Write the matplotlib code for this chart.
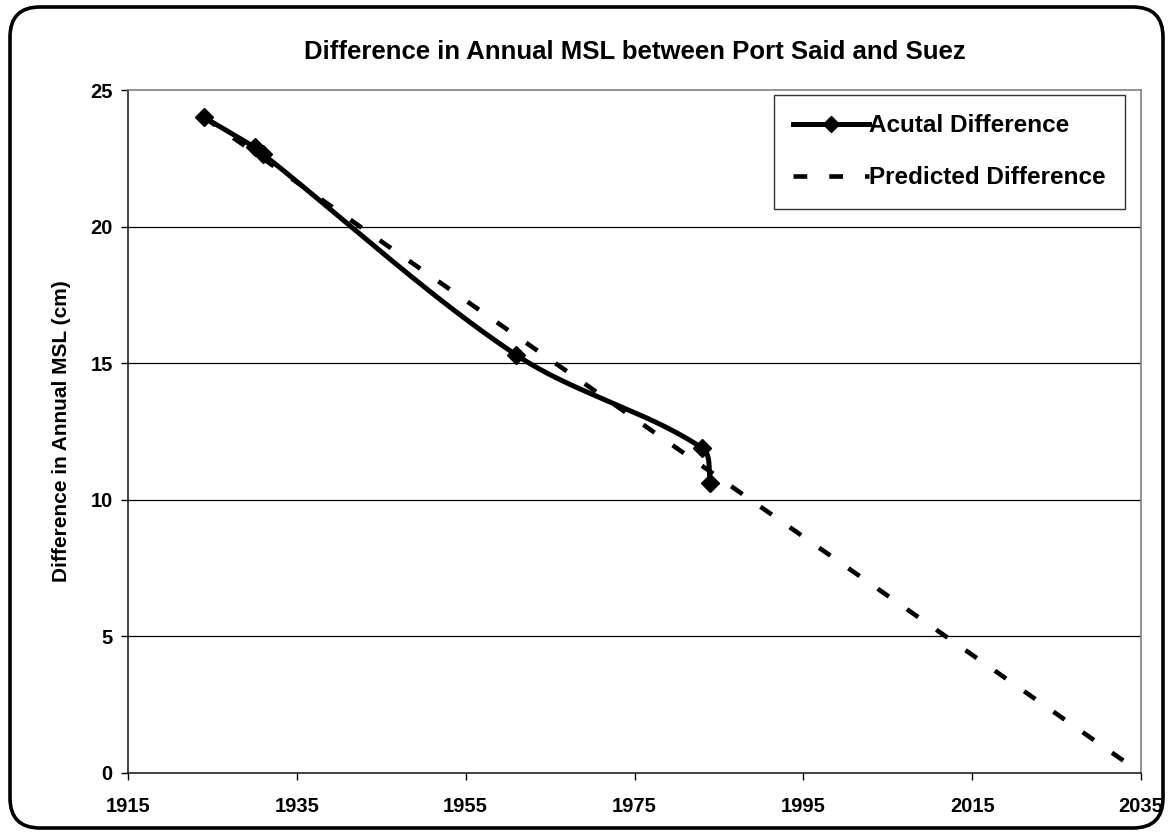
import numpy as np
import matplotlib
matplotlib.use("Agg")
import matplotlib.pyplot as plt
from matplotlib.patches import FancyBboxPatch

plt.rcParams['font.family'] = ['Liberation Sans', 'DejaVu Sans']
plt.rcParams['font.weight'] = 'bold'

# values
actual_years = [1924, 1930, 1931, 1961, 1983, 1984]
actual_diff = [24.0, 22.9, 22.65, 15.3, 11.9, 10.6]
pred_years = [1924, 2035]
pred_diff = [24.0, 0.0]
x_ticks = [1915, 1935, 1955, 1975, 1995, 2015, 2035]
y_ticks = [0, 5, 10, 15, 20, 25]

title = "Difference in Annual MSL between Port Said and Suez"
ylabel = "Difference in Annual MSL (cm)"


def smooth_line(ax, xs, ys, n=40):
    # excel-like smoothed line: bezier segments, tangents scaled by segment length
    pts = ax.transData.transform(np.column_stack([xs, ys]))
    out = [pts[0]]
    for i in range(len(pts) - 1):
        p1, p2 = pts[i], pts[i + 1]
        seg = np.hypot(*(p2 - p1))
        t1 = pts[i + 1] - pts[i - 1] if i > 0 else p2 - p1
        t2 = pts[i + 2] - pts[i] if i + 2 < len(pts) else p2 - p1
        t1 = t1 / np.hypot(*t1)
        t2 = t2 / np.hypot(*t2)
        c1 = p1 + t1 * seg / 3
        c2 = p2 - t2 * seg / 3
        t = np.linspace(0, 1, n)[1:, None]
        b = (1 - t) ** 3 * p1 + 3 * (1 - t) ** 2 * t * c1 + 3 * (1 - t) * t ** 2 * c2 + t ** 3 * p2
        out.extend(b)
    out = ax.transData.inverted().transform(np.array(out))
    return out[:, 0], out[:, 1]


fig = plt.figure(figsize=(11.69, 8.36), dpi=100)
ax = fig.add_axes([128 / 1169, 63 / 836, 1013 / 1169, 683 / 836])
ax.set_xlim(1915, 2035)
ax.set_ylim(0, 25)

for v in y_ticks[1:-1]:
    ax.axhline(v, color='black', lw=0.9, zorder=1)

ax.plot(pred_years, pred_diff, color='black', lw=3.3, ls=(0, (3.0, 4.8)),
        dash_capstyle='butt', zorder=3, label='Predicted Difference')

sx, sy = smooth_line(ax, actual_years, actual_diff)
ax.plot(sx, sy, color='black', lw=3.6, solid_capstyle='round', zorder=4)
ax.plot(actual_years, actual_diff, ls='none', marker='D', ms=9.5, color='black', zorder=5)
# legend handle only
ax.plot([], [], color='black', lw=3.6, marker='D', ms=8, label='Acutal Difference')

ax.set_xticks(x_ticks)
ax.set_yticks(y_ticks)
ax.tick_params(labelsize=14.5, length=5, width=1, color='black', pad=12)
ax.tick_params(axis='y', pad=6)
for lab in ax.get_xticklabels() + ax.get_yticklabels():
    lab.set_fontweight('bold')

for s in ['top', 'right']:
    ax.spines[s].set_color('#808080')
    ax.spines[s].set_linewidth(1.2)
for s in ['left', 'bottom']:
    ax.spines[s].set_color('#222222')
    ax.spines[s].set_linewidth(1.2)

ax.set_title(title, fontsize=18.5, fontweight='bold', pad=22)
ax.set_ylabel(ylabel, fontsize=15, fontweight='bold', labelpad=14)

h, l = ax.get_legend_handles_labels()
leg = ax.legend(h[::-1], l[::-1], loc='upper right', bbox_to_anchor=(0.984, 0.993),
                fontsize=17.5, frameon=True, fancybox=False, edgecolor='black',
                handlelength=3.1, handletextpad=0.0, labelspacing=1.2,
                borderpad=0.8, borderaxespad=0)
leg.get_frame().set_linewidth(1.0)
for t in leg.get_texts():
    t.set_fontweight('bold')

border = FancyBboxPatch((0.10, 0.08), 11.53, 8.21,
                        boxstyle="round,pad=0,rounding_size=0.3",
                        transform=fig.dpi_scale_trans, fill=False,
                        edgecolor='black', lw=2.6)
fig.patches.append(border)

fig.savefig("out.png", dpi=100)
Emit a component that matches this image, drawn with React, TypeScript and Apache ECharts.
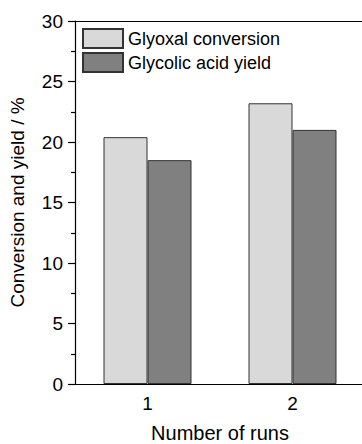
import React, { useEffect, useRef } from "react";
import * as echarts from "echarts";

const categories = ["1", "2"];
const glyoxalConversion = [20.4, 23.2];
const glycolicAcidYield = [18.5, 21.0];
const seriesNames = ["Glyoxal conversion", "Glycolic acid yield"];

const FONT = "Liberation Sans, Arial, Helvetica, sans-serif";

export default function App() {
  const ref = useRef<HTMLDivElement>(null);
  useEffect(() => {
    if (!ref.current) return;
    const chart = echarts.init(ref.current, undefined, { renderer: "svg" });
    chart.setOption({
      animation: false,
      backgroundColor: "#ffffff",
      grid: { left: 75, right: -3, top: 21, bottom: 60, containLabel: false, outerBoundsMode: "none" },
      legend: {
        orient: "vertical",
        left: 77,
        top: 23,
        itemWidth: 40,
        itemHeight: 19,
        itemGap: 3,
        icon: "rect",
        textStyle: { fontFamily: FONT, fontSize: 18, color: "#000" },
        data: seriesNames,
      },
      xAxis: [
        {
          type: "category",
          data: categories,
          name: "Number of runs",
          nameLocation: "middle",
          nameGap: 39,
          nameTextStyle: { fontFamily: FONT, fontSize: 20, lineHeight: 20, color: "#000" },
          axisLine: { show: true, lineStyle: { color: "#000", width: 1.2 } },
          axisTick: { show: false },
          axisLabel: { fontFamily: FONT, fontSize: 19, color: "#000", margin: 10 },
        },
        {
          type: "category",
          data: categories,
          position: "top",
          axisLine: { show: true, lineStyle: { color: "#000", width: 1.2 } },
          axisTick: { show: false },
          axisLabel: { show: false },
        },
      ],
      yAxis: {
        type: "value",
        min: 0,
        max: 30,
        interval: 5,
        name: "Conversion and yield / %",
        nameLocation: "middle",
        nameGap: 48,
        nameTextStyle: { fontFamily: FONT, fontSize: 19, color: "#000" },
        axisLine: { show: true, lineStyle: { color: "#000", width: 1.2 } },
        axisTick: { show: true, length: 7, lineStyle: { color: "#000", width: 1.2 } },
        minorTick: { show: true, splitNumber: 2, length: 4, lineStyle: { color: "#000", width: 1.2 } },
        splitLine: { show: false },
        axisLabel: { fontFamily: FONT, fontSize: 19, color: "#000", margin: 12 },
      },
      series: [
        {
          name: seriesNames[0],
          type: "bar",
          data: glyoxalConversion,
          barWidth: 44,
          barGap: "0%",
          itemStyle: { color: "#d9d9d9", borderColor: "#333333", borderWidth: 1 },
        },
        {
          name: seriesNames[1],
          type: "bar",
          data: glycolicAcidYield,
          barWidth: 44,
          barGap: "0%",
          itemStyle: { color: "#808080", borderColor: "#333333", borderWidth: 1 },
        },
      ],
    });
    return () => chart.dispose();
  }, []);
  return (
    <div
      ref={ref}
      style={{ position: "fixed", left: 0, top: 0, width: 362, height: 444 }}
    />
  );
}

#####

» **GOAL**:
Emit the lines of the material exactly, from its first line to the line containing "ms=8, label='Acutal Difference')", inclusive; leave every picture out.

» **EXERCISE RESULT**:
Write the matplotlib code for this chart.
import numpy as np
import matplotlib
matplotlib.use("Agg")
import matplotlib.pyplot as plt
from matplotlib.patches import FancyBboxPatch

plt.rcParams['font.family'] = ['Liberation Sans', 'DejaVu Sans']
plt.rcParams['font.weight'] = 'bold'

# values
actual_years = [1924, 1930, 1931, 1961, 1983, 1984]
actual_diff = [24.0, 22.9, 22.65, 15.3, 11.9, 10.6]
pred_years = [1924, 2035]
pred_diff = [24.0, 0.0]
x_ticks = [1915, 1935, 1955, 1975, 1995, 2015, 2035]
y_ticks = [0, 5, 10, 15, 20, 25]

title = "Difference in Annual MSL between Port Said and Suez"
ylabel = "Difference in Annual MSL (cm)"


def smooth_line(ax, xs, ys, n=40):
    # excel-like smoothed line: bezier segments, tangents scaled by segment length
    pts = ax.transData.transform(np.column_stack([xs, ys]))
    out = [pts[0]]
    for i in range(len(pts) - 1):
        p1, p2 = pts[i], pts[i + 1]
        seg = np.hypot(*(p2 - p1))
        t1 = pts[i + 1] - pts[i - 1] if i > 0 else p2 - p1
        t2 = pts[i + 2] - pts[i] if i + 2 < len(pts) else p2 - p1
        t1 = t1 / np.hypot(*t1)
        t2 = t2 / np.hypot(*t2)
        c1 = p1 + t1 * seg / 3
        c2 = p2 - t2 * seg / 3
        t = np.linspace(0, 1, n)[1:, None]
        b = (1 - t) ** 3 * p1 + 3 * (1 - t) ** 2 * t * c1 + 3 * (1 - t) * t ** 2 * c2 + t ** 3 * p2
        out.extend(b)
    out = ax.transData.inverted().transform(np.array(out))
    return out[:, 0], out[:, 1]


fig = plt.figure(figsize=(11.69, 8.36), dpi=100)
ax = fig.add_axes([128 / 1169, 63 / 836, 1013 / 1169, 683 / 836])
ax.set_xlim(1915, 2035)
ax.set_ylim(0, 25)

for v in y_ticks[1:-1]:
    ax.axhline(v, color='black', lw=0.9, zorder=1)

ax.plot(pred_years, pred_diff, color='black', lw=3.3, ls=(0, (3.0, 4.8)),
        dash_capstyle='butt', zorder=3, label='Predicted Difference')

sx, sy = smooth_line(ax, actual_years, actual_diff)
ax.plot(sx, sy, color='black', lw=3.6, solid_capstyle='round', zorder=4)
ax.plot(actual_years, actual_diff, ls='none', marker='D', ms=9.5, color='black', zorder=5)
# legend handle only
ax.plot([], [], color='black', lw=3.6, marker='D', ms=8, label='Acutal Difference')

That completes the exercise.